In your textbook, it says that given a certain money supply, the interest rate must increase if the demand for money increases.
The money supply is determined by the central bank, which can buy bonds (which takes bonds out of circulation and increases the supply of money in circulation), or sell bonds (putting bonds in circulation but decreasing the supply of money in circulation). It can also, as in your example, do nothing.
If the demand for money increases, then market participants are willing to either "buy" more money at a given price (where the "price" of money is the interest rate), or pay a higher price for a given amount of money. This is true of all goods— and so long as demand isn't either perfectly elastic or perfectly inelastic, both are true.
So since in your example the money supply is fixed (i.e., the supply curve is perfectly inelastic), if the demand for money increases, the interest rate will increase.
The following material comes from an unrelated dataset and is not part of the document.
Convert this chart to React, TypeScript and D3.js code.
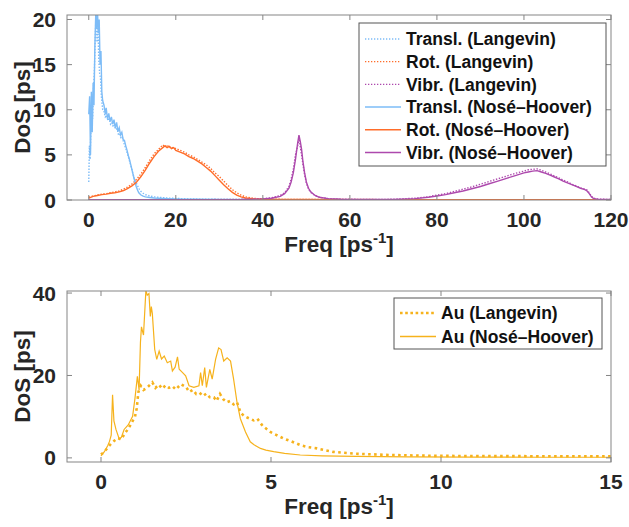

The interest rate increasing as a result of increased demand for money isn't dependent on the central bank doing anything, it's dependent on the central bank doing nothing.
In practice, central banks usually target a particular interest rate. When they do so, they can't directly observe the demand for money, but they can observe the equilibrium price (i.e., the interest rate). So what they do is engage in open-market operations— buying [or selling] bonds to increase [or decrease] the supply of money, in turn decreasing [or increasing] the interest rate until it is close to their target.